Как и Дункан, Таиров видел будущее театра в синтезе искусств, с той разницей, что американка считала основой будущей реформы свободный танец, а режиссер — пантомиму. Как и Дункан, Таирову были близки языческие мотивы эстетики Рихарда Вагнера и мысль, что человек искусства должен испытать «невыразимую радость перед физическим миром».
Что это был за мир, окружавший Таирова и его артистов, можно легко представить по воспоминаниям первых лет военного коммунизма. Голод, холод, разруха, террор… Зрители, угрюмо сидящие в шубах и шинелях, а на сцене — полуголые артисты, согревающие своим дыханием стылый воздух наравне с чугунной печкой-буржуйкой, топившейся тут же за кулисами.
«Как мы рассуждали? — вспоминал Таиров. — Революция разрушает старые формы искусства. Следовательно, мы — революционеры. И можем идти в ногу с революцией. Это было, конечно, иллюзией, но мы искренне считали себя революционерами».

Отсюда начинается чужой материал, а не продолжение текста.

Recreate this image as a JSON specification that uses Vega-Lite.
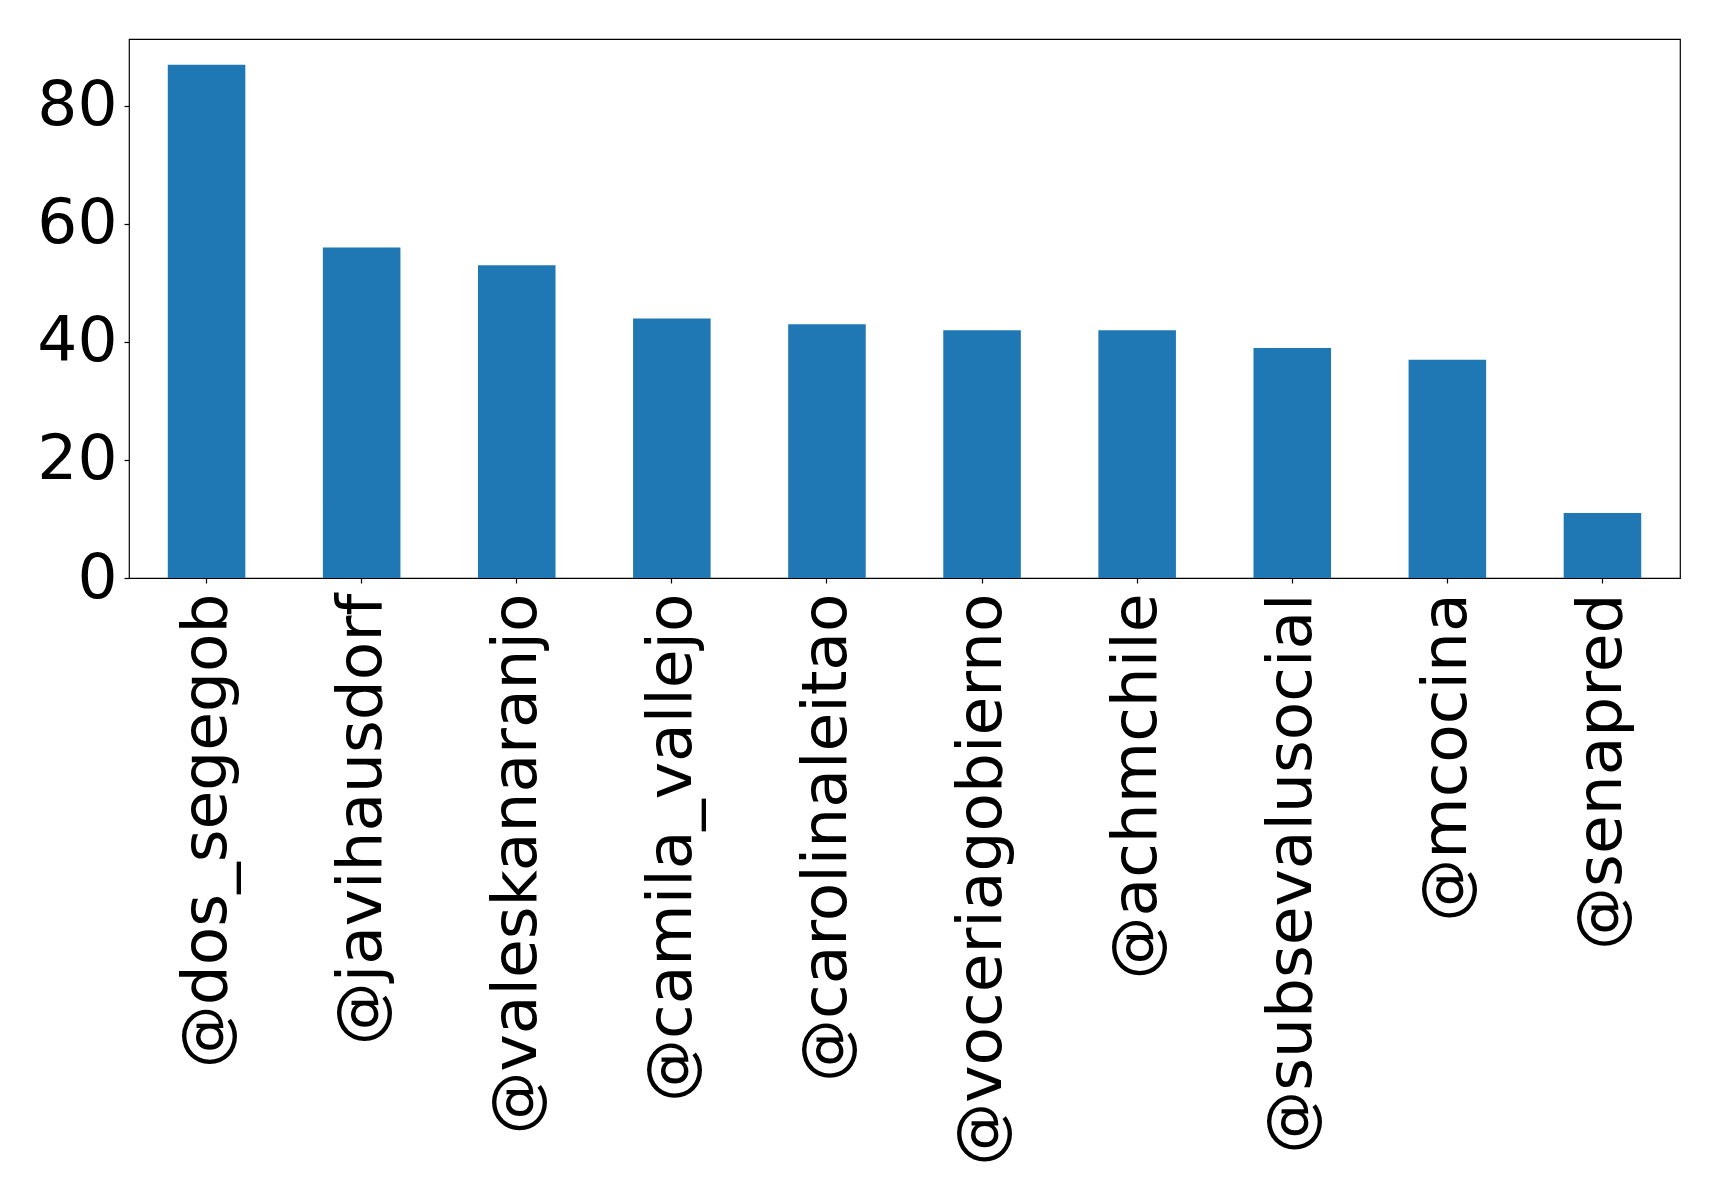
{
  "$schema": "https://vega.github.io/schema/vega-lite/v6.json",
  "autosize": "none",
  "padding": {"left": 129, "top": 39, "right": 39, "bottom": 618},
  "width": 1551,
  "height": 539,
  "background": "white",
  "config": {
    "font": "DejaVu Sans",
    "view": {"stroke": "black", "strokeWidth": 1.2},
    "axis": {"grid": false, "domain": false, "tickColor": "black", "tickSize": 5, "tickWidth": 1.2, "labelColor": "black", "labelFont": "DejaVu Sans", "labelFontSize": 63, "labelLimit": 0, "title": null}
  },
  "data": {
    "values": [
      {"user": "@dos_segegob", "count": 87},
      {"user": "@javihausdorf", "count": 56},
      {"user": "@valeskanaranjo", "count": 53},
      {"user": "@camila_vallejo", "count": 44},
      {"user": "@carolinaleitao", "count": 43},
      {"user": "@voceriagobierno", "count": 42},
      {"user": "@achmchile", "count": 42},
      {"user": "@subsevalusocial", "count": 39},
      {"user": "@mcocina", "count": 37},
      {"user": "@senapred", "count": 11}
    ]
  },
  "mark": {"type": "bar", "color": "#1f77b4"},
  "encoding": {
    "x": {
      "field": "user", "type": "nominal", "sort": null,
      "scale": {"paddingInner": 0.5, "paddingOuter": 0.25},
      "axis": {"labelAngle": -90, "labelPadding": 10}
    },
    "y": {
      "field": "count", "type": "quantitative",
      "scale": {"domain": [0, 91.35], "nice": false, "zero": true},
      "axis": {"values": [0, 20, 40, 60, 80], "labelPadding": 7}
    }
  }
}
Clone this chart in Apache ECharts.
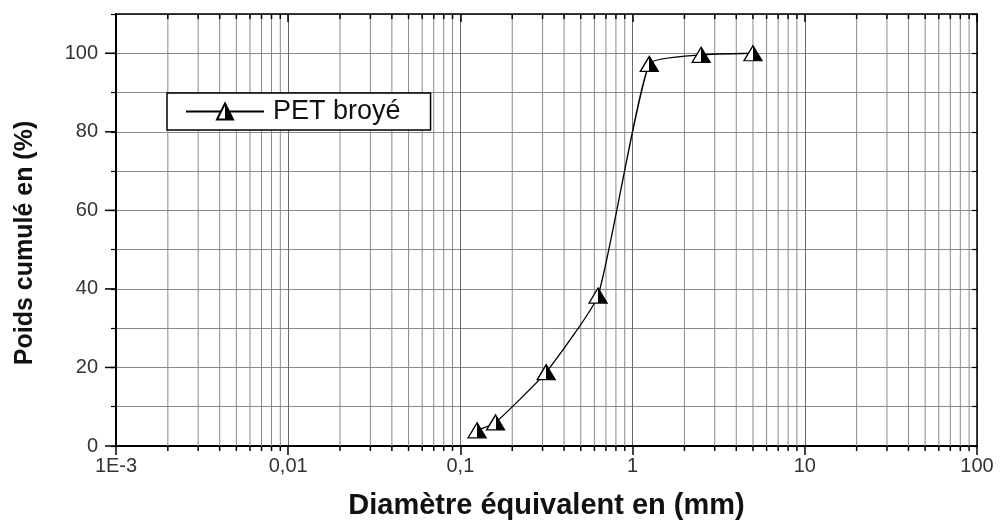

Так хочется сейчас стряхнуть с его легендарных спектаклей музейную пыль и мусор поздних «реконструкций», взглянуть, как это было на самом деле, на что больше всего похоже. Балет — не балет, театр — не театр? Какая-то другая реальность, вся насквозь вымышленная, придуманная, перекрашенная в странные, неестественные цвета, озвученная не бытовыми, не естественными голосами. Камерный театр начисто отрицал и даже упразднял реальность, которая оставалась за порогом здания по адресу Тверской бульвар, 23. Причем тут не было политической подоплеки или какой-то осмысленной фронды. Напротив, Таиров, как человек, хорошо понимавший, что к чему, спешил присягнуть новой власти и продемонстрировать всяческую лояльность. Но при этом художник в нем был намного сильнее политика, а неистребимое стремление к «чистой красоте» в конце концов побеждало коньюнктурные расчеты и планы.
«Лишь на любовь надо смотреть».
Эти слова уайльдовской Саломеи могли бы стать девизом раннего Камерного театра. И в них не только оправдание легендарной язычницы, какой ее играла Алиса Коонен — в них заключались главный смысл и содержание искусства Таирова. Всю жизнь он хотел «смотреть на любовь», а точнее, на женщину, которую любил, воплощавшую его художественный идеал. Всю жизнь он не уставал придумывать для нее новые роли и спектакли.
В этой зависимости режиссера от своей актрисы, тем более являющейся его женой, нет ничего особенно оригинального. Это сродни зависимости художника от красок или музыканта от своего инструмента. Другое дело, что в случае с Камерным театром эти «особые» отношения приобрели характер некоей вполне законченной эстетической доктрины. Уже одно присутствие Коонен на сцене как бы сразу переводило спектакль в другую плоскость, отрывало его от земли, от всего житейского, бытового, будничного. То, чего от других артистов Таиров добивался долгой муштрой и неустанным тренингом, Коонен давалось с поразительной легкостью. Два-три жеста, долгий взгляд куда-то вдаль поверх всех голов и глаз, этот ее виолончельный, глубокий, неповторимый звук голоса, служивший своего рода камертоном, по которому Таиров каждый раз настраивал «оркестр» своего спектакля. Никто не знает, почему и каким образом это происходило, откуда бралась эта магия и как сегодня описать ее волнующую красоту. Но все мемуаристы сходятся в убеждении, что это и был настоящий театр в своем самом наивысшем воплощении.
Из ближней нам истории на память приходят творческие тандемы Николая Акимова и Елены Юнгер, Анатолия Эфроса и Ольги Яковлевой, Игоря Владимирова и Алисы Фрейндлих. Театралы старшего поколения не могут забыть явления ослепительной Татьяны Дорониной в спектаклях Георгия Товстоногова. А разве вечный таировский оппонент и соперник Вс. Мейерхольд не пытался утвердить в статусе первой актрисы своего театра совсем неопытную и уже сильно немолодую Зинаиду Николаевну Райх, сознательно провоцируя конфликт в труппе и язвительную критику в свой адрес?